The expert also agrees with what many Palestinians have denounced: the "humiliation" of fighting for randomly falling aid packages in the Strip. "Humanitarian aid is not just about delivering goods, but delivering them with dignity and empathy," he points out.
The criticisms of the Plan International representative correspond to those of most NGOs working in Gaza. "It is a useless initiative that shows cynicism," said Jean Guy Vataux, emergency coordinator in Gaza for Doctors Without Borders, in July. For the Center for Humanitarian Action, based in Berlin, this is "the most senseless airlift in history." "A waste of money," added its director, Ralf Sudhoff.
A group of 25 NGOs released a statement in March of last year -during another wave of aerial assistance allowed by Israel- accusing the international community of "hiding" behind images of parachutes instead of assuming "their primary responsibility: preventing atrocious crimes and applying effective political pressure to end the incessant bombings and restrictions preventing the safe delivery of humanitarian aid."
A BBC investigation confirmed that the current pace of aerial deliveries is little more than anecdotal in reducing the shortages facing the population of Gaza, as it would require the daily action of 160 planes to provide a single meal to local families.
Experts emphasize that meeting the huge demands of Gazans would require a deployment as spectacular as the airlift that supplied Berlin during the siege it suffered between 1948 and 1949, which averaged more than 600 daily flights, with aircraft arriving in the city every three minutes, throughout the 15-month duration. Unlike Berlin, Gaza does not even have an airport. Israel destroyed it starting in 2001.
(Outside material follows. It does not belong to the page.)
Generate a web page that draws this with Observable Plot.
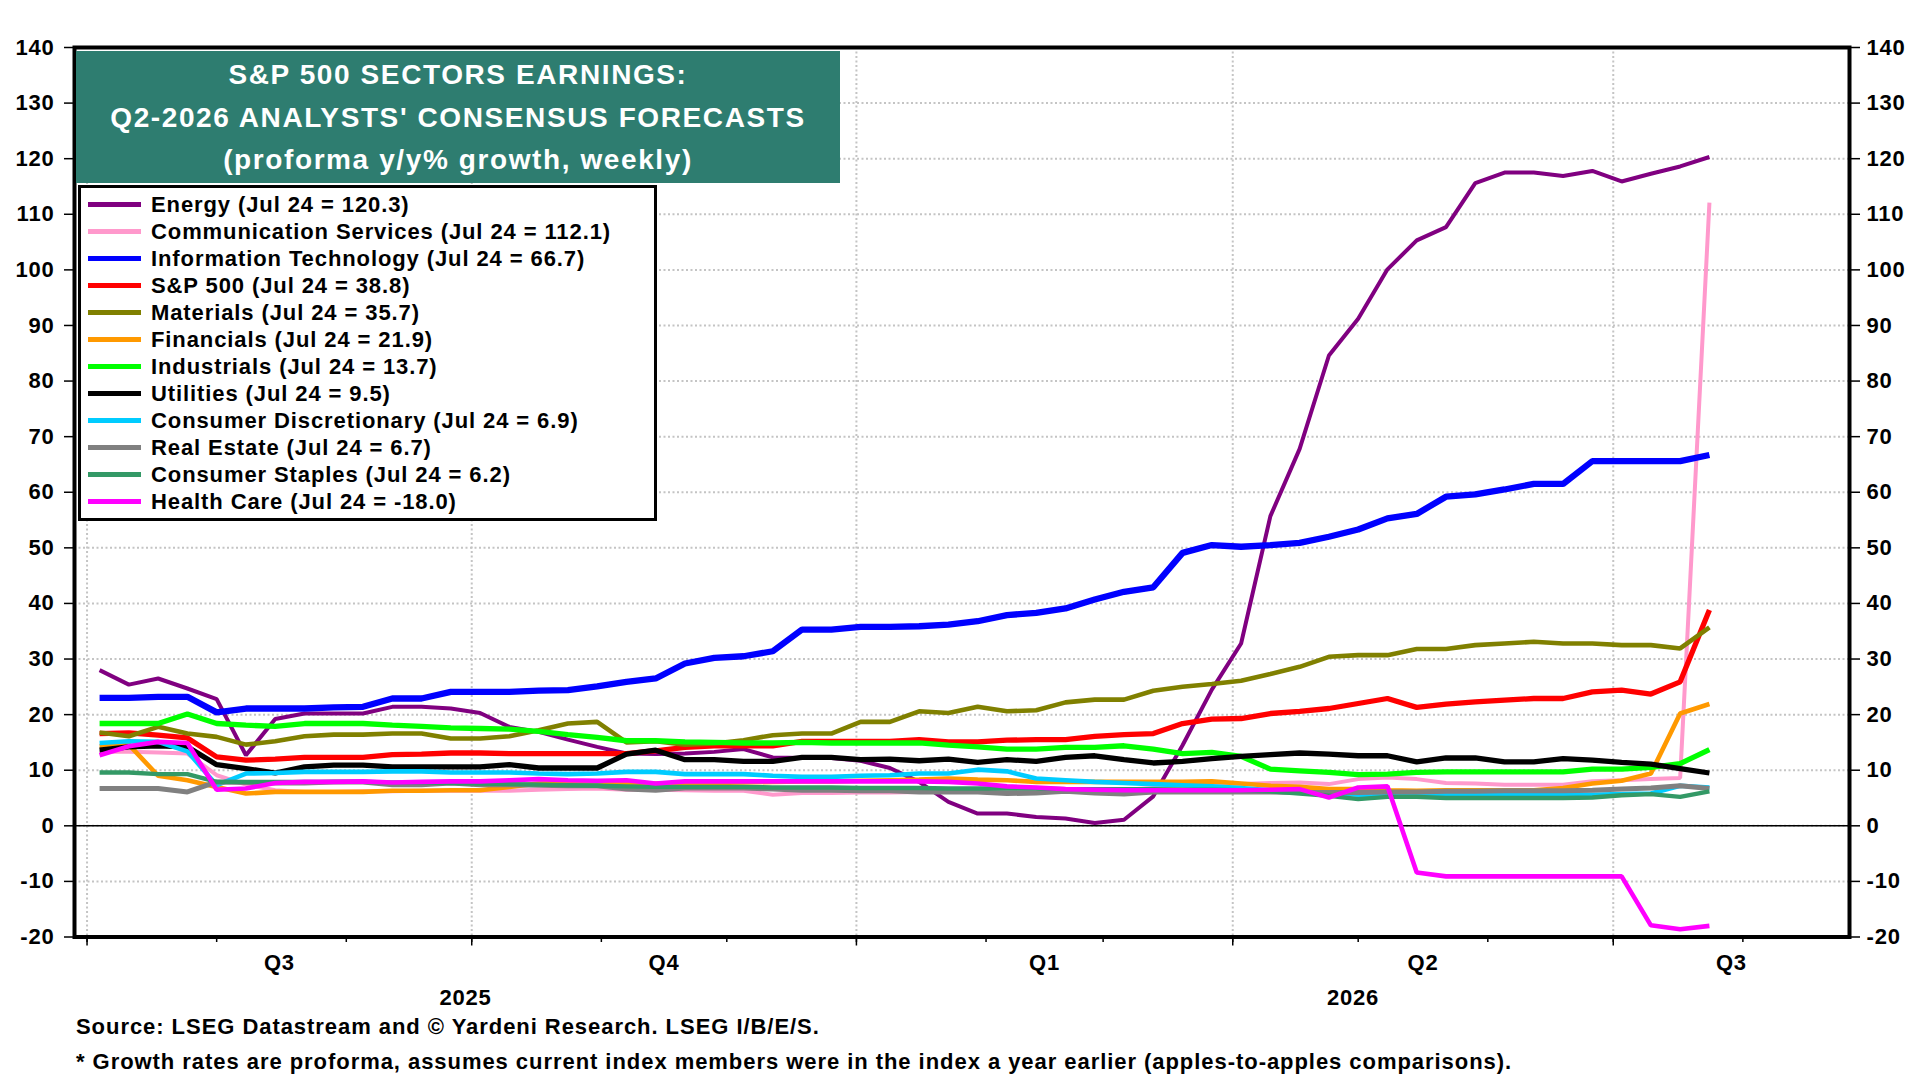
<!DOCTYPE html>
<html>
<head>
<meta charset="utf-8">
<script src="https://cdn.jsdelivr.net/npm/d3@7"></script>
<script src="https://cdn.jsdelivr.net/npm/@observablehq/plot@0.6"></script>
<style>
  html, body { margin: 0; padding: 0; background: #fff; }
  body { width: 1920px; height: 1080px; overflow: hidden; font-family: "Liberation Sans", Arial, sans-serif; font-weight: bold; color: #000; }
  #wrap { position: relative; width: 1920px; height: 1080px; }
  #chart { position: absolute; left: 0; top: 0; }
  #chart svg text { letter-spacing: 0.8px; }
  #title { position: absolute; left: 76px; top: 51px; width: 764px; height: 132px; box-sizing: border-box; padding-top: 3px;
           background: #2E7D70; color: #fff; font-size: 28px; letter-spacing: 1.6px; line-height: 42.5px; text-align: center; }
  #legend { position: absolute; left: 78px; top: 185px; width: 579px; height: 336px; box-sizing: border-box;
            border: 3px solid #000; background: #fff; }
  .lrow { position: absolute; left: 0; height: 27px; width: 570px; }
  .lsw { position: absolute; left: 7px; top: 11px; width: 53px; height: 5px; }
  .ltx { position: absolute; left: 70px; top: 0; line-height: 27px; font-size: 22px; letter-spacing: 0.9px; white-space: nowrap; }
  #source { position: absolute; left: 76px; top: 1009px; font-size: 22px; line-height: 35px; letter-spacing: 0.95px; white-space: nowrap; }
</style>
</head>
<body>
<div id="wrap">
  <div id="chart"></div>
  <div id="title"></div>
  <div id="legend"></div>
  <div id="source"></div>
</div>
<script>
// ---------------- DATA ----------------
const firstWeek = "2025-07-04";   // weekly observations, last one Jul 24, 2026
const nWeeks = 56;

const energy = [28.0,25.4,26.5,24.7,22.8,12.7,19.2,20.2,20.2,20.2,21.4,21.4,21.1,20.3,17.8,16.9,15.5,14.2,13.0,12.9,13.0,13.3,13.8,12.3,12.2,12.2,11.7,10.4,7.9,4.3,2.2,2.2,1.6,1.3,0.5,1.1,5.3,14.5,24.5,32.8,55.7,67.8,84.6,91.2,100.1,105.3,107.7,115.6,117.5,117.5,116.9,117.8,115.9,117.3,118.6,120.3];
const commServices = [13.3,13.3,13.2,13.0,9.1,7.4,6.4,6.1,6.1,6.2,6.2,6.3,6.3,6.3,6.3,6.5,6.6,6.7,6.5,6.5,6.4,6.3,6.3,5.6,5.9,5.9,6.0,6.0,6.1,6.1,6.2,6.2,6.3,6.3,6.4,6.5,6.8,7.0,7.3,7.5,7.7,7.8,7.5,8.4,8.7,8.4,7.7,7.6,7.4,7.4,7.4,8.0,8.2,8.4,8.6,112.1];
const infoTech = [23.0,23.0,23.2,23.2,20.4,21.1,21.1,21.1,21.3,21.4,22.9,22.9,24.1,24.1,24.1,24.3,24.4,25.1,25.9,26.5,29.2,30.2,30.5,31.4,35.3,35.3,35.8,35.8,35.9,36.2,36.8,37.9,38.3,39.1,40.7,42.1,42.9,49.1,50.5,50.2,50.5,50.9,52.0,53.3,55.3,56.1,59.2,59.6,60.5,61.5,61.5,65.6,65.6,65.6,65.6,66.7];
const sp500 = [16.6,16.7,16.3,15.8,12.4,11.8,12.0,12.3,12.3,12.3,12.8,12.9,13.1,13.1,13.0,13.0,13.0,13.0,13.0,13.5,14.1,14.4,14.4,14.4,15.2,15.2,15.2,15.2,15.5,15.1,15.1,15.4,15.5,15.5,16.1,16.4,16.6,18.4,19.2,19.3,20.2,20.6,21.1,22.0,22.9,21.3,21.9,22.3,22.6,22.9,22.9,24.1,24.4,23.7,25.9,38.8];
const materials = [16.8,16.1,17.8,16.6,16.0,14.6,15.2,16.1,16.4,16.4,16.6,16.6,15.7,15.7,16.1,17.2,18.4,18.7,15.0,15.2,14.6,14.8,15.4,16.3,16.6,16.6,18.7,18.7,20.6,20.3,21.4,20.6,20.8,22.2,22.7,22.7,24.3,25.0,25.5,26.1,27.3,28.6,30.4,30.7,30.7,31.8,31.8,32.5,32.8,33.1,32.8,32.8,32.5,32.5,31.9,35.7];
const financials = [14.3,14.6,9.0,8.2,7.0,5.8,6.1,6.1,6.1,6.1,6.3,6.3,6.4,6.4,7.0,7.6,7.7,7.6,7.6,7.6,7.7,7.7,7.8,7.9,8.0,8.0,8.1,8.2,8.3,8.5,8.3,8.2,7.9,7.9,7.9,7.9,7.9,7.9,8.0,7.6,7.2,7.0,6.6,6.6,6.4,6.3,6.4,6.4,6.4,6.4,6.8,7.6,8.1,9.4,20.2,21.9];
const industrials = [18.4,18.4,18.4,20.1,18.4,18.1,17.9,18.4,18.4,18.4,18.1,17.9,17.6,17.5,17.4,17.0,16.4,15.9,15.3,15.3,15.1,15.0,14.9,14.9,15.0,14.9,14.9,14.9,14.9,14.5,14.2,13.8,13.8,14.1,14.1,14.4,13.8,13.0,13.2,12.5,10.2,9.9,9.6,9.2,9.3,9.6,9.7,9.7,9.7,9.7,9.7,10.2,10.2,10.5,11.2,13.7];
const utilities = [13.6,14.2,14.4,14.2,11.0,10.3,9.5,10.6,10.9,10.9,10.6,10.6,10.6,10.6,11.0,10.4,10.4,10.4,12.9,13.6,11.9,11.9,11.6,11.6,12.3,12.3,11.9,12.0,11.7,12.0,11.4,11.9,11.6,12.3,12.6,11.9,11.3,11.6,12.1,12.5,12.8,13.1,12.9,12.6,12.6,11.5,12.2,12.2,11.5,11.5,12.1,11.8,11.4,11.1,10.3,9.5];
const consDiscretionary = [14.9,15.2,15.1,13.4,7.3,9.4,9.5,9.7,9.7,9.7,9.8,9.8,9.6,9.6,9.6,9.4,9.3,9.4,9.7,9.7,9.3,9.3,9.3,9.0,8.8,8.8,9.0,9.1,9.4,9.4,10.1,9.8,8.5,8.2,7.9,7.7,7.5,7.3,7.1,6.8,6.4,6.1,5.8,5.6,5.6,5.6,5.6,5.6,5.6,5.6,5.6,5.6,5.7,5.8,7.2,6.9];
const realEstate = [6.7,6.7,6.7,6.1,7.9,7.8,7.7,7.7,7.9,7.9,7.4,7.4,7.7,7.4,7.4,7.3,7.2,7.2,6.6,6.4,6.8,6.8,6.8,6.6,6.4,6.4,6.3,6.3,6.1,6.1,6.1,5.8,5.9,6.2,5.9,5.7,6.1,6.1,6.1,6.1,6.1,6.0,6.0,6.0,6.1,6.1,6.2,6.2,6.3,6.3,6.3,6.4,6.6,6.8,7.2,6.7];
const consStaples = [9.6,9.6,9.3,9.3,7.9,7.9,7.9,7.9,7.9,7.9,7.8,7.8,7.7,7.6,7.5,7.4,7.3,7.2,7.1,7.0,7.0,7.0,7.0,6.9,6.9,6.9,6.8,6.8,6.8,6.7,6.7,6.7,6.7,6.6,6.6,6.6,6.6,6.5,6.5,6.4,6.2,5.8,5.4,4.8,5.2,5.2,5.0,5.0,5.0,5.0,5.0,5.1,5.5,5.7,5.2,6.2];
const healthCare = [12.7,14.3,15.1,14.9,6.5,6.7,7.7,7.9,7.9,8.0,7.8,7.9,8.0,8.0,8.2,8.4,8.2,8.1,8.2,7.6,8.0,8.0,8.0,8.0,8.0,8.0,8.0,8.0,8.0,7.9,7.6,7.1,6.9,6.6,6.5,6.4,6.4,6.4,6.4,6.4,6.5,6.6,5.1,6.9,7.1,-8.4,-9.1,-9.1,-9.1,-9.1,-9.1,-9.1,-9.1,-17.9,-18.6,-18.0];

const seriesNames = ["Energy","Communication Services","Information Technology","S&P 500","Materials","Financials","Industrials","Utilities","Consumer Discretionary","Real Estate","Consumer Staples","Health Care"];
const seriesValues = [energy, commServices, infoTech, sp500, materials, financials, industrials, utilities, consDiscretionary, realEstate, consStaples, healthCare];

const titleLines = ["S&P 500 SECTORS EARNINGS:", "Q2-2026 ANALYSTS' CONSENSUS FORECASTS", "(proforma y/y% growth, weekly)"];
const sourceLines = ["Source: LSEG Datastream and \u00A9 Yardeni Research. LSEG I/B/E/S.",
                     "* Growth rates are proforma, assumes current index members were in the index a year earlier (apples-to-apples comparisons)."];

const yTicks = [-20,-10,0,10,20,30,40,50,60,70,80,90,100,110,120,130,140];
const quarterStarts = ["2025-07-01","2025-10-01","2026-01-01","2026-04-01","2026-07-01"];
const quarterLabels = ["Q3","Q4","Q1","Q2","Q3"];
const yearStarts = ["2025-01-01","2026-01-01"];
const yearLabels = ["2025","2026"];

// ---------------- STYLES ----------------
const seriesColors = ["#800080","#FF99CC","#0000FF","#FF0000","#808000","#FF9900","#00FF00","#000000","#00CCFF","#808080","#339966","#FF00FF"];
const seriesWidths = [4,4,6.3,5.3,4.6,4.6,5.3,5.3,4.6,5,4.4,4.6];

// ---------------- BUILD ----------------
const parse = s => new Date(s + "T00:00:00Z");
const dates = d3.range(nWeeks).map(i => d3.utcDay.offset(parse(firstWeek), 7 * i));
const xDomain = [new Date(Date.UTC(2025, 5, 28)), new Date(Date.UTC(2026, 7, 26, 12))];

const qStarts = quarterStarts.map(parse);
const clipMid = (a, b) => {
  const lo = Math.max(+a, +xDomain[0]), hi = Math.min(+b, +xDomain[1]);
  return new Date((lo + hi) / 2);
};
const qMid = qStarts.map((s, i) => ({date: clipMid(s, d3.utcMonth.offset(s, 3)), label: quarterLabels[i]}));
const yMid = yearStarts.map((s, i) => ({date: clipMid(parse(s), d3.utcYear.offset(parse(s), 1)), label: yearLabels[i]}));
const months = d3.utcMonth.range(xDomain[0], xDomain[1]);

const tables = seriesValues.map((vals, k) => vals.map((v, i) => ({date: dates[i], value: v, series: seriesNames[k]})));

const H = 1010, frameBottom = 936.5;
const font = {fontSize: 22, fontWeight: "bold"};

const chart = Plot.plot({
  width: 1920,
  height: H,
  marginTop: 47,
  marginLeft: 74,
  marginRight: 71,
  marginBottom: H - frameBottom,
  x: {type: "utc", domain: xDomain},
  y: {domain: [-20, 140]},
  style: {fontFamily: "'Liberation Sans', Arial, sans-serif", fontSize: "22px", fontWeight: "bold", color: "#000", background: "#fff", overflow: "visible"},
  marks: [
    Plot.gridY(yTicks, {stroke: "#c4c4c4", strokeOpacity: 1, strokeWidth: 2, strokeDasharray: "2,2.5"}),
    Plot.gridX(qStarts, {stroke: "#c4c4c4", strokeOpacity: 1, strokeWidth: 2, strokeDasharray: "2,2.5"}),
    Plot.ruleY([0], {stroke: "#000", strokeWidth: 1.5}),
    ...tables.map((t, k) => Plot.line(t, {x: "date", y: "value", stroke: seriesColors[k], strokeWidth: seriesWidths[k], strokeLinejoin: "miter", strokeLinecap: "butt"})),
    Plot.frame({stroke: "#000", strokeWidth: 4}),
    Plot.axisY(yTicks, {anchor: "left", tickSize: 10, tickPadding: 10, strokeWidth: 1.5, tickFormat: d => String(d), label: null, ...font}),
    Plot.axisY(yTicks, {anchor: "right", tickSize: 10, tickPadding: 7, strokeWidth: 1.5, tickFormat: d => String(d), label: null, ...font}),
    Plot.axisX(months, {tickSize: 5.5, strokeWidth: 1.5, fill: "none", label: null}),
    Plot.axisX(qStarts, {tickSize: 9, strokeWidth: 1.5, fill: "none", label: null}),
    Plot.text(qMid, {x: "date", text: "label", frameAnchor: "bottom", dy: 26, lineAnchor: "middle", fill: "#000", ...font}),
    Plot.text(yMid, {x: "date", text: "label", frameAnchor: "bottom", dy: 61, lineAnchor: "middle", fill: "#000", ...font})
  ]
});
document.getElementById("chart").appendChild(chart);

// Title
document.getElementById("title").innerHTML = titleLines.map(t => `<div>${t.replace(/&/g, "&amp;")}</div>`).join("");

// Legend
const lastLabel = d3.utcFormat("%b %-d")(dates[dates.length - 1]);
const legend = document.getElementById("legend");
seriesNames.forEach((name, k) => {
  const vals = seriesValues[k];
  const row = document.createElement("div");
  row.className = "lrow";
  row.style.top = (2.5 + 27 * k) + "px";
  const sw = document.createElement("div");
  sw.className = "lsw";
  sw.style.background = seriesColors[k];
  const tx = document.createElement("div");
  tx.className = "ltx";
  tx.textContent = `${name} (${lastLabel} = ${vals[vals.length - 1].toFixed(1)})`;
  row.appendChild(sw);
  row.appendChild(tx);
  legend.appendChild(row);
});

// Source
document.getElementById("source").innerHTML = sourceLines.map(t => `<div>${t}</div>`).join("");
</script>
</body>
</html>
"Aid drops are not a solution. Not even a partial one. To end the humanitarian crisis, land or sea routes must be opened, allowing for the necessary massive supplies," wrote former Colonel Mark Cancian in an analysis for the International Strategic Studies Center.
Authorities in Amman have also attempted to assist Palestinians in Gaza by repeatedly sending trucks full of aid, but have also faced bureaucratic restrictions imposed by Israel and violent actions by Jewish fundamentalists once they reach the territory controlled by Tel Aviv. "The trucks have suffered dozens of attacks, including attempts at sabotage, theft, and waste of aid," explains Hussei Shebli, head of the Jordanian Hashemite Charity Organization, which coordinates most of the local assistance to the Strip.
The journey between the King Hussein Bridge and Gaza—approximately 300 kilometers—the access route used by Jordanian convoys, can take more than 12 hours and has become a journey steeped in uncertainty, adds Shebli, given the repeated ambushes suffered by "the trucks in various locations by settlers," with no intervention by the Israeli army to stop these attacks.
In parallel with the aircraft operation, Tel Aviv is allowing the entry of a limited number of aid transports. These are insufficient to cover the needs of Palestinians, but sufficient to partially reduce food prices in local Gaza markets, according to the Arabic daily Asharq al-Awsat.
However, the controversy surrounding the airlift to Gaza is not limited to its effectiveness. Its objective is supposed to save lives, not end them. However, according to local authorities, five Palestinians died in March of last year when one of the parachutes failed and the pallet became a kind of unexpected projectile. Another 12 young people drowned while trying to rescue several packages that had fallen into the sea.
With the reactivation of the airborne operation, deadly incidents have occurred again. This Saturday, 15-year-old Muhannad Zakaria Eid lost his life in the Nuseirat area of central Gaza, his brother told Reuters. "He ran to pick up the boxes [of aid] that were falling into the sea. One fell directly on him, and he died. They throw boxes, not aid. They kill children," he commented.
The tragedy was repeated the day before. Another of the packages fell onto a balcony in Gaza City, causing chaos and a pile-up that eventually collapsed the small terrace. 18-year-old Adam al-Shorbasi died there. Nayef Abu Al-Qomboz told EL MUNDO that he had seen a group of young people running toward the parachute landing. "I followed the parachute with my eyes. It got stuck on the terrace of a restaurant. The kids climbed up to grab the food, and it collapsed. Some were injured, but others, indifferent, continued grabbing the food," he said. The Palestinian witnessed another group of young people evacuating a child with a large head wound. "There were no cars or ambulances. They loaded him into a horse-drawn cart," he adds.
Raji Hillis, 20, managed to grab something. "I got a kilo of dates," he notes. But even he questions the viability of such actions, noting that the meager amount of food ends up being divided into tiny portions amid the resulting scuffles. "Everyone takes a small piece. It's really risky to go to the airdrops," he explains.
This perception is shared by most of the Palestinians interviewed by this newspaper. "These airdrops must stop. My son isn't the first to die. That box fell in an empty restaurant. Imagine if it had fallen on a crowded store. It could have killed an entire family," recounts an indignant Jameel al-Shorbasi, Adam's father. For activist Ahmed Jouda, a displaced person from Jabalia who has found refuge in Nuseirat, these operations are not "real aid. It's just so Israel can say there's no hunger in Gaza. They're just deceptive photos."